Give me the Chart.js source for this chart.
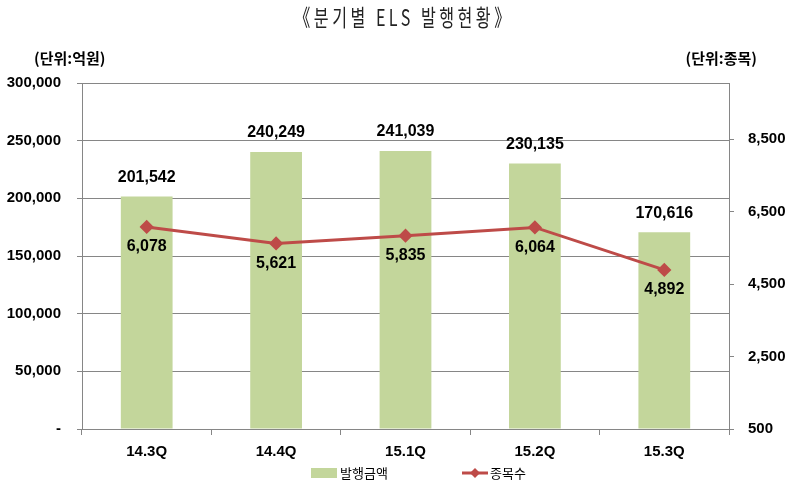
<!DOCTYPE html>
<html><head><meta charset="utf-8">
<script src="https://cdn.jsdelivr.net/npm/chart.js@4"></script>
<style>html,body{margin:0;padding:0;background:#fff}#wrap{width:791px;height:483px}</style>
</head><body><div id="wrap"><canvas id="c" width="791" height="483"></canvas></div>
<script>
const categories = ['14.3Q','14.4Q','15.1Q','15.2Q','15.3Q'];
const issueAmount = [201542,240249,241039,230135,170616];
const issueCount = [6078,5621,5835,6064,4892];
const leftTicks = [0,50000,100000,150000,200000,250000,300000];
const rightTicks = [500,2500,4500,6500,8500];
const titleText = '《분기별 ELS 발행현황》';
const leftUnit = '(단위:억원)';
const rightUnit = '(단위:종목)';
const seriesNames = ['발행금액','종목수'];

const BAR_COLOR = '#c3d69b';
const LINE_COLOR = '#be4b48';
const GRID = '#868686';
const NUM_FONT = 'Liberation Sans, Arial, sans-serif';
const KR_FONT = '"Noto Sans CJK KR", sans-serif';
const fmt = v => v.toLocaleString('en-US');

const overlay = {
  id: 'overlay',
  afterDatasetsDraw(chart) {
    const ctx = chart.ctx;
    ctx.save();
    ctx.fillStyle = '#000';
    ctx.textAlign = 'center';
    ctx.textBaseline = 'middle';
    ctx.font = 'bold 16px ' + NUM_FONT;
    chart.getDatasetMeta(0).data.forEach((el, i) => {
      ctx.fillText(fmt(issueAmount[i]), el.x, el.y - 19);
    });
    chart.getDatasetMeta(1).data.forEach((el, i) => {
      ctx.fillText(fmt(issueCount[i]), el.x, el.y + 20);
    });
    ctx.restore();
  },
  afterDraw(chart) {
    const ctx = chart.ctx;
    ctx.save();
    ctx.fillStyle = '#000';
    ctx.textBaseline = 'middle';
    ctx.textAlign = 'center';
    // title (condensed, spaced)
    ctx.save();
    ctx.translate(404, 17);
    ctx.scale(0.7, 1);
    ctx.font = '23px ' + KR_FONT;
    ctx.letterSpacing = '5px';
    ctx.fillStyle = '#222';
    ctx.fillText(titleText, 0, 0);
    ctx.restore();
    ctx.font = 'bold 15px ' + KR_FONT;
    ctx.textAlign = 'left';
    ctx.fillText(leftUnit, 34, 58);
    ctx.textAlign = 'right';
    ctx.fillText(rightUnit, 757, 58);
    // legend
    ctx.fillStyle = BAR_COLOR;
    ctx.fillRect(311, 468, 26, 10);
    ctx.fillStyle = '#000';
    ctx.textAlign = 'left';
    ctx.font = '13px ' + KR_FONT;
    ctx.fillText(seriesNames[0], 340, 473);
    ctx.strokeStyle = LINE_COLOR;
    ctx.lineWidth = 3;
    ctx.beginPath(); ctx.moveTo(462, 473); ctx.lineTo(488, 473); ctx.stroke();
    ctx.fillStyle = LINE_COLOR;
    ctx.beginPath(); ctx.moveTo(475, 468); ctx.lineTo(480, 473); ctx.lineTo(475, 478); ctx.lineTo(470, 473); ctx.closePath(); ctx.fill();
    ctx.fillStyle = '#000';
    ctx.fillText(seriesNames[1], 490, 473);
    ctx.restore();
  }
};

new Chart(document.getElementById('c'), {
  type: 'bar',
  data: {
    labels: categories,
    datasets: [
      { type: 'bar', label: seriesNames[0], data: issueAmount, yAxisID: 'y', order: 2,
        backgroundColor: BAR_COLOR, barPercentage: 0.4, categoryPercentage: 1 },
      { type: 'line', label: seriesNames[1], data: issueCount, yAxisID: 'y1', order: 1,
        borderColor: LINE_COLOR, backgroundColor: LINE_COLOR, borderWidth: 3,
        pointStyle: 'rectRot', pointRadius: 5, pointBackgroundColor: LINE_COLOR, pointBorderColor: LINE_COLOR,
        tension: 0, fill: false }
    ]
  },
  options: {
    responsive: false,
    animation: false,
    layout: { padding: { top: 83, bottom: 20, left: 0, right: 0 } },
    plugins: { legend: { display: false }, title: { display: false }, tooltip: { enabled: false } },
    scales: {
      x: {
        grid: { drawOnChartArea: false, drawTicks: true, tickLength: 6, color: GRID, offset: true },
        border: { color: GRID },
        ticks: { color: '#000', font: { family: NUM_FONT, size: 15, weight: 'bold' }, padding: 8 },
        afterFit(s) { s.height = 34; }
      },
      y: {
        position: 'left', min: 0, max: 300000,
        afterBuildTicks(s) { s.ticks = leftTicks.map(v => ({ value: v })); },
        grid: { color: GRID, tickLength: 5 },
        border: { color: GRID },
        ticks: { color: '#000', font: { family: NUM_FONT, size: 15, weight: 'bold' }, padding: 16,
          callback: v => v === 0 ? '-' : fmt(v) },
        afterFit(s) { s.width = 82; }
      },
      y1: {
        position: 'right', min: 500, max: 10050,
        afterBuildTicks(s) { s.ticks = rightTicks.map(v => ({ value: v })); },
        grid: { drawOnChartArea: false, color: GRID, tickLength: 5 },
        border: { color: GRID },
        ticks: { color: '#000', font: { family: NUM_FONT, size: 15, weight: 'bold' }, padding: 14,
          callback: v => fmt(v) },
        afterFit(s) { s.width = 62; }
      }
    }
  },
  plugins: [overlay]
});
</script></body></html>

--

The lines from the start of the data through the line that contains "const fmt = v => v.toLocaleString('en-US');" are to be returned exactly, please, with both ends included and every picture left out.

(FINISHED EXERCISE)
Give me the Chart.js source for this chart.
<!DOCTYPE html>
<html><head><meta charset="utf-8">
<script src="https://cdn.jsdelivr.net/npm/chart.js@4"></script>
<style>html,body{margin:0;padding:0;background:#fff}#wrap{width:791px;height:483px}</style>
</head><body><div id="wrap"><canvas id="c" width="791" height="483"></canvas></div>
<script>
const categories = ['14.3Q','14.4Q','15.1Q','15.2Q','15.3Q'];
const issueAmount = [201542,240249,241039,230135,170616];
const issueCount = [6078,5621,5835,6064,4892];
const leftTicks = [0,50000,100000,150000,200000,250000,300000];
const rightTicks = [500,2500,4500,6500,8500];
const titleText = '《분기별 ELS 발행현황》';
const leftUnit = '(단위:억원)';
const rightUnit = '(단위:종목)';
const seriesNames = ['발행금액','종목수'];

const BAR_COLOR = '#c3d69b';
const LINE_COLOR = '#be4b48';
const GRID = '#868686';
const NUM_FONT = 'Liberation Sans, Arial, sans-serif';
const KR_FONT = '"Noto Sans CJK KR", sans-serif';
const fmt = v => v.toLocaleString('en-US');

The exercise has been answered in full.